Given Gregory’s acute observations about racism, including the restriction of voting rights and disrespectful treatment, the show is acutely topical. Often when he elaborated on a truth about our society at the performance that I attended, I heard murmurs of “that’s right!” “uh-huh!” and “yes!” from engrossed members of the audience.

Like the person he is channeling, Morton has excellent timing and knows how to appeal to his attendees. He is amusing making short work of hecklers (Carlin plays one), and he effectively communicates the Gregory wit. I recalled having once heard Gregory explain that he titled a book of his the N word, because that way every time someone used the epithet, it would be a plug for his book. Morton gets a big laugh repeating that explanation in the show.

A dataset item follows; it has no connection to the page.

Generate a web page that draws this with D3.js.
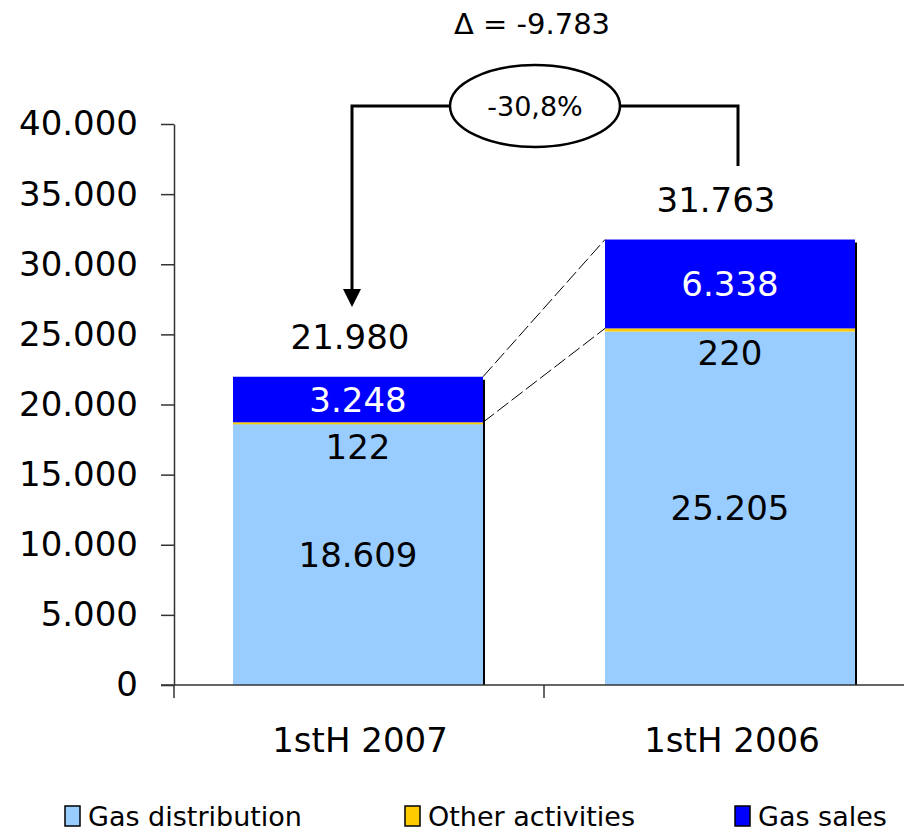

He also gets a laugh when he cites Michael Jackson as a reason why America is such a great country. He asks, “Where else could a young black man grow up to be white?”

There is an impressive moment when he wrestles with his handling of an offer from Jack Paar to be on his television show, an invitation he rejects at first and then berates himself for having turned down the career-boosting opportuniy. His gripe: black performers are never invited to sit on the couch and chat with Paar after doing their act. He agrees to on the show only after Paar phones to meet his couch terms.

The evening is both entertaining and meaningful, with laughs galore that reveal so much about our society then and now. Gregory, at 83, is still flashing his wit in interviews. Just go on YouTube. But for live enjoyment and wisdom you’ll do well to meet the star via Joe Morton in “Turn Me Loose.”At The West Side Theatre, 407 West 43rd Street. Phone: 212-239-6200. Reviewed May 20, 2016.